Id. at 1165. In LynkUs, the Second District Court of Appeal concluded it was “ ‘clear from the object to be accomplished ... and the surrounding circumstances' ” that the agreement between the parties at issue was intended to extend for longer than one year. Id. (quoting Yates, 181 So. at 344). Significantly, in so ruling, the district court stressed:
The fact that the business arrangement could commence within one year of the parties' alleged agreement [was] of no moment. The evidence before the trial court shows beyond dispute that the joint business arrangement which was contemplated by LynkUs—but never memorialized in a writing—would be a long-term arrangement or an arrangement that, by its very nature, would extend for more than a year.
Id. See also First Realty Inv. Corp. v. Gallaher, 345 So.2d 1088, 1089 (Fla. 3d DCA 1977) (holding that the trial court erred in finding the strictly oral agreement was not barred by the statute of frauds where the clear intent of the parties showed that the profits from the newly formed company from which the plaintiff's interim bonus was to be taken were not expected for at least sixteen months after the agreement's inception). As was pointedly noted in Yates, for the statute to make an agreement unenforceable, “it must be apparent that it was the understanding of the parties that [the agreement] was not to be performed within a year from the time it was made.” Yates, 181 So. at 344.Accord Gallaher, 345 So.2d at 1089 (“The primary factor to be utilized in determining whether or not an oral contract is to be performed within the one year limitation of the statute is, of course, the intent of the parties.”)

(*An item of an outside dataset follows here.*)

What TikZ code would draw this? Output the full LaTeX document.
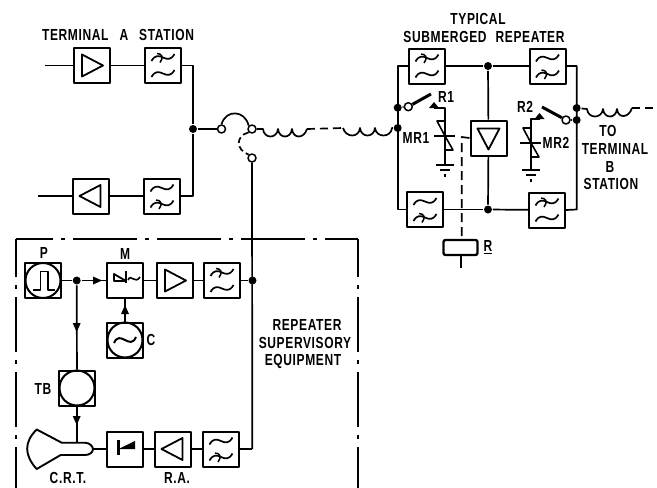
\documentclass[tikz,border=0pt]{standalone}
\usepackage{fontspec}
\setmainfont[FakeStretch=0.75,LetterSpace=4]{Liberation Sans}
\begin{document}
\begin{tikzpicture}[x=1pt,y=-1pt,line width=1.7pt,line join=round,
  box/.style={draw,rectangle,minimum width=36pt,minimum height=35pt,inner sep=0pt,line width=2pt},
  dot/.style={circle,fill=black,draw=none,inner sep=0pt,minimum size=8pt},
  contact/.style={circle,draw,fill=white,inner sep=0pt,minimum size=8pt,line width=1.5pt},
  lab/.style={font=\fontsize{16}{18}\selectfont\bfseries,inner sep=0pt,align=center},
  frameline/.style={line width=2.4pt},
  dashwire/.style={dash pattern=on 8pt off 5pt},
  blade/.style={line width=3pt},
  pics/ampsym/.style={code={\draw[line width=1.8pt] (-9.5,-11)--(11.5,0)--(-9.5,11)--cycle;}},
  pics/wavec/.style={code={\draw[line width=1.7pt] (-11.5,3.5) .. controls (-4,-10) and (4,10) .. (11.5,-3.5);}},
  pics/wavex/.style={code={\draw[line width=1.7pt] (-11.5,3.5) .. controls (-4,-10) and (4,10) .. (11.5,-3.5);
      \draw[line width=1.5pt] (-6,-4) .. controls (-1,-4) and (1,0) .. (-3,5);}},
  pics/filtx/.style={code={\pic at (0,-8) {wavex}; \pic at (0,8) {wavec};}},
  pics/filtc/.style={code={\pic at (0,-8) {wavec}; \pic at (0,8) {wavex};}},
  pics/tiptri/.style={code={\fill (5,0)--(-4,-4)--(-4,4)--cycle;}},
  pics/zener/.style={code={
    \draw[line width=1.6pt] (-8,-15)--(0,-15)--(0,0)--cycle;
    \draw[line width=1.6pt] (0,0)--(8,14)--(0,14)--cycle;
    \draw[line width=1.9pt] (-11,0)--(10,0);}},
  pics/earth/.style={code={
    \draw[line width=1.8pt] (-9,0)--(9,0);
    \draw[line width=1.6pt] (-5,5)--(5,5);
    \fill (-1.4,9)rectangle(1.4,11.5);}},
  pics/reltri/.style={code={\fill (0,-6)--(-5,0)--(5,0)--cycle;}}
]
\useasboundingbox (0,0) rectangle (657,488);

% ---------- boxes ----------
\node[box] (ampA) at (91.5,65.5) {};
\node[box] (filA) at (163,65.5) {};
\node[box] (ampB) at (91,196) {};
\node[box] (filB) at (162,196) {};
\node[box] (rfTL) at (427,66) {};
\node[box] (rfTR) at (547.5,66) {};
\node[box] (rfBL) at (425,209.5) {};
\node[box] (rfBR) at (547,210) {};
\node[box] (ramp) at (488.5,138) {};
\node[box] (pbox) at (43,280.5) {};
\node[box] (mbox) at (125,280.5) {};
\node[box] (samp) at (174.5,280.5) {};
\node[box] (sfil) at (222,280.5) {};
\node[box] (cbox) at (125,340) {};
\node[box] (tbox) at (77,388) {};
\node[box] (dbox) at (125,449) {};
\node[box] (ra) at (173,449) {};
\node[box] (rfil) at (221,449) {};
\node[draw,rectangle,rounded corners=2pt,minimum width=34pt,minimum height=15pt,inner sep=0pt,line width=2.4pt] (relay) at (460.5,247.5) {};

% ---------- box contents ----------
\pic at (ampA) {ampsym};
\pic[xscale=-1] at (ampB) {ampsym};
\pic[rotate=-90] at (ramp) {ampsym};
\pic at (samp) {ampsym};
\pic[xscale=-1] at (ra) {ampsym};
\pic at (filA) {filtx};
\pic at (filB) {filtc};
\pic at (rfTL) {filtx};
\pic at (rfTR) {filtc};
\pic at (rfBL) {filtc};
\pic at (rfBR) {filtx};
\pic at (sfil) {filtx};
\pic at (rfil) {filtc};
\draw[line width=2pt] (pbox) circle[radius=17.5];
\draw[line width=2pt] (cbox) circle[radius=17.5];
\draw[line width=2pt] (tbox) circle[radius=17.5];
\draw[line width=1.7pt] (33,290)--(40.5,290)--(40.5,271.5)--(48,271.5)--(48,290)--(55,290);
\draw[line width=2pt] (114,343) .. controls (120,329) and (130,351) .. (136,337);
\draw[line width=1.8pt] (126,271)--(126,283);
\draw[line width=1.8pt] (114,274)--(126,281)--(114,281)--cycle;
\draw[line width=1.6pt] (128,280) .. controls (131,273) and (135,285) .. (140,277);
\draw[line width=2.2pt] (118.5,440)--(118.5,455);
\fill (118.5,449)--(135,441)--(135,449)--cycle;

% ---------- cathode-ray tube ----------
\draw[line width=1.9pt] (36.7,429.5)--(61.7,442.7)--(85,442.7)
  .. controls (90,442.7) and (93,447) .. (93,449)
  .. controls (93,452) and (90,455) .. (85,455)
  --(60.7,455)--(36.7,469)
  .. controls (24,455) and (24,442) .. cycle;
\coordinate (crtneck) at (76.7,442.7);
\coordinate (crtend) at (93,449);

% ---------- dots, contacts, free ends ----------
\node[dot] (dA) at (193,129) {};
\node[contact] (t1) at (221.5,129) {};
\node[contact] (t2) at (252,129) {};
\node[contact] (t3) at (252,158) {};
\node[dot] (dS) at (252.5,280.5) {};
\node[dot] (dP) at (76.7,280.5) {};
\node[dot] (dTop) at (488,66) {};
\node[dot] (dBot) at (488,209.5) {};
\node[dot] (dCab) at (397.7,128) {};
\node[dot] (dR1) at (397.7,107.7) {};
\node[contact] (c1) at (408.3,106.7) {};
\node[dot] (dOut) at (576.7,108) {};
\node[dot] (dR2) at (576.7,120) {};
\node[contact] (c2) at (566,120) {};
\coordinate (inA) at (45,65.5);
\coordinate (inB) at (38,196);
\coordinate (leftTop) at (397.7,66);
\coordinate (leftBot) at (397.7,209.5);
\coordinate (rightTop) at (576.7,66);
\coordinate (rightBot) at (576.7,209.5);
\coordinate (relayEnd) at (461,268);
\coordinate (dashCorner) at (461.7,137);
\coordinate (blade1) at (431,94);
\coordinate (blade2) at (542,107);
\coordinate (z1top) at (445,107.7);
\coordinate (z1arr) at (434,107.7);
\coordinate (g1) at (445,165);
\coordinate (z2top) at (531,119);
\coordinate (z2arr) at (540,119);
\coordinate (g2) at (531,170);
\coordinate (coil1end) at (307,129);
\coordinate (coil2start) at (343,128);
\coordinate (coil3end) at (632,108);
\coordinate (outEnd) at (655,108);
\coordinate (busEnd) at (252.3,449);

% ---------- terminal A connectors ----------
\draw (inA)--(ampA);
\draw (ampA)--(filA);
\draw (filA.east)-|(dA);
\draw (inB)--(ampB);
\draw (ampB)--(filB);
\draw (filB.east)-|(dA);
\draw (dA)--(t1);
\draw (t1.north) .. controls (226,109) and (245,110) .. (t2.north west);
\draw[dash pattern=on 6pt off 3.5pt] (t2.south west) .. controls (235,136) and (236,150) .. (t3.north west);
\draw (t3.south)--(busEnd);
\draw (t2.east)--(263,129)
  .. controls +(1,10) and +(-1,10) .. ++(15,0)
  .. controls +(1,10) and +(-1,10) .. ++(14,0)
  .. controls +(1,10) and +(-3,10) .. (coil1end);
\draw[dashwire] (coil1end)--(coil2start);
\draw (coil2start)
  .. controls +(3,10) and +(-1,10) .. ++(17,0)
  .. controls +(1,10) and +(-1,10) .. ++(15,0)
  .. controls +(1,10) and +(-1,10) .. ++(17,0)--(dCab);

% ---------- repeater ----------
\draw (rfTL.west)--(leftTop)--(leftBot)--(rfBL.west);
\draw (rfTL)--(dTop);
\draw (dTop)--(rfTR);
\draw (rfBL)--(dBot);
\draw (dBot)--(rfBR);
\draw (rfTR.east)--(rightTop)--(rightBot)--(rfBR.east);
\draw (dTop)--(ramp);
\draw (ramp)--(dBot);
\draw[dash pattern=on 9pt off 5pt] (ramp.west)--(dashCorner)--(relay.north -| dashCorner);
\draw (relay.south -| relayEnd)--(relayEnd);
\draw (dR1)--(c1);
\draw[blade] (c1)--(blade1);
\draw (dR2)--(c2);
\draw[blade] (c2)--(blade2);
\draw (z1arr)--(z1top)--(g1);
\draw (z2arr)--(z2top)--(g2);
\pic at (434,108) {reltri};
\pic at (539.5,119) {reltri};
\pic at (445,136) {zener};
\pic at (531,143) {zener};
\pic at (g1) {earth};
\pic at (g2) {earth};
\draw (dOut)--(587,109)
  .. controls +(1,10) and +(-1,10) .. ++(16,0)
  .. controls +(1,10) and +(-1,10) .. ++(14,0)
  .. controls +(1,10) and +(-3,10) .. (coil3end);
\draw[dashwire] (coil3end)--(outEnd);

% ---------- supervisory equipment ----------
\draw (pbox)--(dP);
\draw (dP)--(mbox);
\pic at (97,280.5) {tiptri};
\draw (mbox)--(samp);
\draw (samp)--(sfil);
\draw (sfil)--(dS);
\draw (dP)--(tbox);
\pic[rotate=-90] at (76.7,327) {tiptri};
\draw (tbox.south -| crtneck)--(crtneck);
\pic[rotate=-90] at (76.7,420) {tiptri};
\draw (cbox)--(mbox);
\pic[rotate=90] at (125,310) {tiptri};
\draw (crtend)--(dbox);
\draw (dbox)--(ra);
\draw (ra)--(rfil);
\draw (rfil.east)--(busEnd);

% ---------- equipment frame ----------
\draw[frameline,dash pattern=on 64pt off 8pt on 4pt off 8pt,dash phase=27pt] (16,239)--(358,239);
\draw[frameline,dash pattern=on 55pt off 8pt on 4pt off 8pt,dash phase=17pt] (16,239)--(16,488);
\draw[frameline,dash pattern=on 55pt off 8pt on 4pt off 8pt,dash phase=17pt] (358,239)--(358,488);

% ---------- labels ----------
\node[lab] (lA) at (118,35) {TERMINAL\hspace{11pt}A\hspace{11pt}STATION};
\node[lab] (lT) at (478,19) {TYPICAL};
\node[lab] (lS) at (484,37) {SUBMERGED\hspace{9pt}REPEATER};
\node[lab] (lR1) at (446,97) {R1};
\node[lab] (lMR1) at (416,138) {MR1};
\node[lab] (lR2) at (525,107) {R2};
\node[lab] (lMR2) at (556,143) {MR2};
\node[lab] (lTo) at (608,131) {TO};
\node[lab] (lTe) at (615,149) {TERMINAL};
\node[lab] (lB) at (610,167) {B};
\node[lab] (lSt) at (611,184) {STATION};
\node[lab] (lR) at (488,247) {\underline{R}};
\node[lab] (lP) at (44,253) {P};
\node[lab] (lM) at (125,254) {M};
\node[lab] (lC) at (151,340) {C};
\node[lab] (lTB) at (43,389) {TB};
\node[lab] (lCRT) at (68,478) {C.R.T.};
\node[lab] (lRA) at (177,478) {R.A.};
\node[lab] (lRe) at (307,325) {REPEATER};
\node[lab] (lSu) at (305,343) {SUPERVISORY};
\node[lab] (lEq) at (303,361) {EQUIPMENT};
\end{tikzpicture}
\end{document}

In the present case, Williams' testimony confirmed the agreement to fund the new company was oral, but there was no evidence to show the parties ever contemplated the funding could be completed within the space of one year. To the contrary, Williams' testimony was clear that he would forgo payment of his share of profits for five years, at the conclusion of which he and Tydir would have the money necessary to launch the anticipated partnership. Nor can the evidence be viewed to substantiate Williams' alternative argument that Tydir's complaint did not allege the breach of a single five-year contract, but of five separate oral agreements, each to be performed within a year.
In light of the foregoing analysis, we conclude that no view of the evidence legally supports the conclusion that the oral agreement entered into between Tydir and Williams was exempted from the statute of frauds. Accordingly, we reverse the final judgment entered in favor of Williams on his breach of contract claim and direct that judgment be entered in favor of Tydir.
REVERSED and REMANDED for further proceedings consistent with this opinion.